While I-Squared does not overly challenge the tyranny of priority dates, it
does so indirectly by updating our understanding of visa availability and
exempting EB-1 extraordinary ability and
outstanding researchers from being
subject to the crushing weight of the numerical employment based caps, as well as advanced degree holders with
STEM degrees . The concept of family
unit is advanced by not counting family members against the employment-based
immigrant visa caps but it would be even better if family members were
similarly exempt as a factor in the family-based quota limits.
While
I-Squared does not explicitly link H-1B allotments to domestic economic
conditions, it does so on a de facto basis by allowing the H-1B cap to rise or
fall in connection with increases or decreases in H-1B sponsorship which
themselves are a direct function of business profitability. While I-Squared
does not make the H-1B truly portable, it does grant a temporary 60 day basis
for the H-1B worker to find a new job without falling out of status. While
I-Squared does not explicitly sanction consular reviewability, it makes it
unnecessary for E, H, L, O or P visa holders to go to a consulate in the first
place in order to renew their existing visas by restoring the pre-9/11 practice
of visa revalidation. While I-Squared retains the INA 214(b) presumption of
intending residence or immigrant intent, it exempts F-1 students from the
obligation to maintain an unabandoned foreign residence abroad. Dual intent is
not eliminated but students now come within the protection of its sheltering
arms. The concept of the per country cap is partially retained but only on the family
based side of the ledger. Let’s take the next step and extend this reductive
methodology to FB quotas. The priority date system remains in place but the INA
now will define visa availability so long as any visa number allocated to
employment-based preference immigrants has not yet been issued for that fiscal
year. Beyond that, US advanced degree
STEM holders are no longer counted against the overall EB limits. In sum,
I-Squared is a classic example of legislative remediation that retains the
frame of what was not working while infusing it with new meaning and greater adaptability
to meet and answer the challenges of the 21st century.
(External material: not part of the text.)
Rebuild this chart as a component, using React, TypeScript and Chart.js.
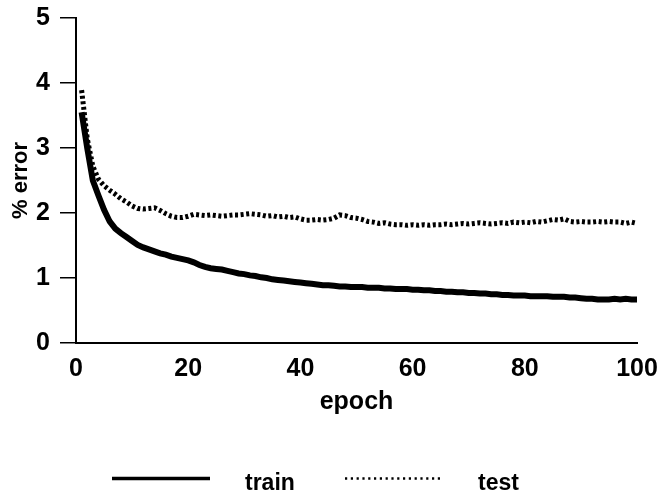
import React, { useEffect, useRef } from "react";
import { Chart, registerables } from "chart.js";

Chart.register(...registerables);

// epoch index (category positions 1..100)
const epochs: number[] = Array.from({ length: 100 }, (_, i) => i + 1);

const trainError: number[] = [
  3.55, 3.0, 2.5, 2.27, 2.05, 1.87, 1.76, 1.69, 1.63, 1.57,
  1.51, 1.47, 1.44, 1.41, 1.38, 1.36, 1.33, 1.31, 1.29, 1.27,
  1.24, 1.2, 1.17, 1.15, 1.14, 1.13, 1.11, 1.09, 1.07, 1.06,
  1.04, 1.03, 1.01, 1.0, 0.98, 0.97, 0.96, 0.95, 0.94, 0.93,
  0.92, 0.91, 0.9, 0.89, 0.89, 0.88, 0.87, 0.87, 0.86, 0.86,
  0.86, 0.85, 0.85, 0.85, 0.84, 0.84, 0.83, 0.83, 0.83, 0.82,
  0.82, 0.81, 0.81, 0.8, 0.8, 0.79, 0.79, 0.78, 0.78, 0.77,
  0.77, 0.76, 0.76, 0.75, 0.75, 0.74, 0.74, 0.73, 0.73, 0.73,
  0.72, 0.72, 0.72, 0.72, 0.71, 0.71, 0.71, 0.7, 0.7, 0.69,
  0.68, 0.68, 0.67, 0.67, 0.67, 0.68, 0.67, 0.68, 0.67, 0.67,
];

const testError: number[] = [
  3.89, 3.15, 2.72, 2.52, 2.42, 2.35, 2.29, 2.22, 2.17, 2.11,
  2.07, 2.06, 2.07, 2.08, 2.04, 1.99, 1.95, 1.93, 1.93, 1.95,
  1.98, 1.97, 1.96, 1.97, 1.96, 1.95, 1.96, 1.97, 1.97, 1.98,
  1.99, 1.98, 1.97, 1.95, 1.96, 1.94, 1.95, 1.93, 1.94, 1.91,
  1.89, 1.89, 1.9, 1.89, 1.9, 1.92, 1.97, 1.96, 1.93, 1.92,
  1.9, 1.87, 1.86, 1.84, 1.85, 1.83, 1.82, 1.82, 1.81, 1.82,
  1.81, 1.82, 1.81, 1.82, 1.82, 1.83, 1.82, 1.83, 1.84, 1.83,
  1.84, 1.85, 1.84, 1.83, 1.84, 1.85, 1.84, 1.86, 1.85, 1.86,
  1.85, 1.87, 1.86, 1.88, 1.9, 1.89, 1.91, 1.87, 1.86, 1.87,
  1.86, 1.86, 1.87, 1.86, 1.87, 1.86, 1.86, 1.84, 1.86, 1.84,
];

const xTicks: number[] = [0, 20, 40, 60, 80, 100];
const yTicks: number[] = [0, 1, 2, 3, 4, 5];
const seriesLabels: string[] = ["train", "test"];
const xTitle = "epoch";
const yTitle = "% error";

const FONT = "'Liberation Sans', Arial, Helvetica, sans-serif";

const bottomLegend = {
  id: "bottomLegend",
  afterDraw(chart: any) {
    const ctx = chart.ctx;
    const ds = chart.data.datasets;
    ctx.save();
    ctx.strokeStyle = ds[0].borderColor;
    ctx.lineWidth = 3.5;
    ctx.setLineDash([]);
    ctx.beginPath();
    ctx.moveTo(112, 478.5);
    ctx.lineTo(210, 478.5);
    ctx.stroke();
    ctx.strokeStyle = ds[1].borderColor;
    ctx.lineWidth = 2.5;
    ctx.setLineDash([2.2, 3.6]);
    ctx.beginPath();
    ctx.moveTo(345, 478.5);
    ctx.lineTo(443, 478.5);
    ctx.stroke();
    ctx.setLineDash([]);
    ctx.fillStyle = "#000";
    ctx.font = `bold 23px ${FONT}`;
    ctx.textAlign = "left";
    ctx.textBaseline = "alphabetic";
    ctx.fillText(ds[0].label, 245, 490);
    ctx.fillText(ds[1].label, 478, 490);
    ctx.restore();
  },
};

export default function App() {
  const ref = useRef<HTMLCanvasElement | null>(null);

  useEffect(() => {
    if (!ref.current) return;
    const chart = new Chart(ref.current, {
      type: "line",
      data: {
        datasets: [
          {
            label: seriesLabels[0],
            data: epochs.map((e, i) => ({ x: e, y: trainError[i] })),
            borderColor: "#000",
            borderWidth: 6,
            pointRadius: 0,
            tension: 0,
            fill: false,
          },
          {
            label: seriesLabels[1],
            data: epochs.map((e, i) => ({ x: e, y: testError[i] })),
            borderColor: "#000",
            borderWidth: 5,
            borderDash: [3, 2.6],
            pointRadius: 0,
            tension: 0,
            fill: false,
          },
        ],
      },
      options: {
        animation: false,
        responsive: false,
        layout: { padding: { top: 18, right: 23, bottom: 82, left: 0 } },
        plugins: {
          legend: { display: false },
          tooltip: { enabled: false },
        },
        scales: {
          x: {
            type: "linear",
            min: 0,
            max: 100,
            afterBuildTicks: (s: any) => {
              s.ticks = xTicks.map((v) => ({ value: v }));
            },
            afterFit: (s: any) => {
              s.height = 72;
            },
            grid: { display: false, drawTicks: false },
            border: { display: true, color: "#000", width: 2 },
            ticks: {
              color: "#000",
              padding: 2,
              font: { family: FONT, size: 25, weight: "bold", lineHeight: 1.9 },
              maxRotation: 0,
            },
            title: {
              display: true,
              text: xTitle,
              color: "#000",
              font: { family: FONT, size: 25, weight: "bold", lineHeight: 1.0 },
              padding: { top: 0, bottom: 0 },
            },
          },
          y: {
            type: "linear",
            min: 0,
            max: 5,
            afterBuildTicks: (s: any) => {
              s.ticks = yTicks.map((v) => ({ value: v }));
            },
            afterFit: (s: any) => {
              s.width = 76;
            },
            grid: {
              drawOnChartArea: false,
              drawTicks: true,
              tickLength: 16,
              color: "#000",
              lineWidth: 1.5,
            },
            border: { display: true, color: "#000", width: 2 },
            ticks: {
              color: "#000",
              padding: 10,
              font: { family: FONT, size: 25, weight: "bold", lineHeight: 0.4 },
            },
            title: {
              display: true,
              text: yTitle,
              color: "#000",
              font: { family: FONT, size: 22, weight: "bold" },
              padding: { top: 8, bottom: 2 },
            },
          },
        },
      },
      plugins: [bottomLegend],
    } as any);
    return () => chart.destroy();
  }, []);

  return (
    <div style={{ position: "absolute", left: 0, top: 0, width: 660, height: 497, background: "#fff" }}>
      <canvas ref={ref} width={660} height={497} />
    </div>
  );
}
This is pre-eminently a time for innovation.
Try something, if that does not work, well then, try something else. True and
lasting change is what America needs. In a global economy, all forms of
capital, including intellectual capital, flow to their optimum destinations
according to the laws of supply and demand. The American economy does not
operate in a vacuum and assumptions to the contrary, the very assumptions that
have dominated the nativist response to date, only enrich our foreign
competitors while we all lose. The USCIS and DOL care about American workers
but do not effectively express such concern through policies that make US
companies less competitive and the US itself less desirable as a place for the
world's creative elite to live and work. There is a better way where everyone
benefits. We can, if we think and act anew, transform immigration policy from
an endless source of controversy to a flexible weapon in our economic arsenal
so that everyone profits. For those who think a new way is too complex, do we
not have complexity now and towards what end? For those who shrink from the
demands of change, or doubt what they can do to chart a new course, let them
listen to the wise words of Robert Frost in his immortal poem The Road Not
Taken that can, if we have the will and wisdom to hear it, still speak to
us today: " Two roads diverged in a wood, and I - I took the one less
traveled by, And that has made all the difference."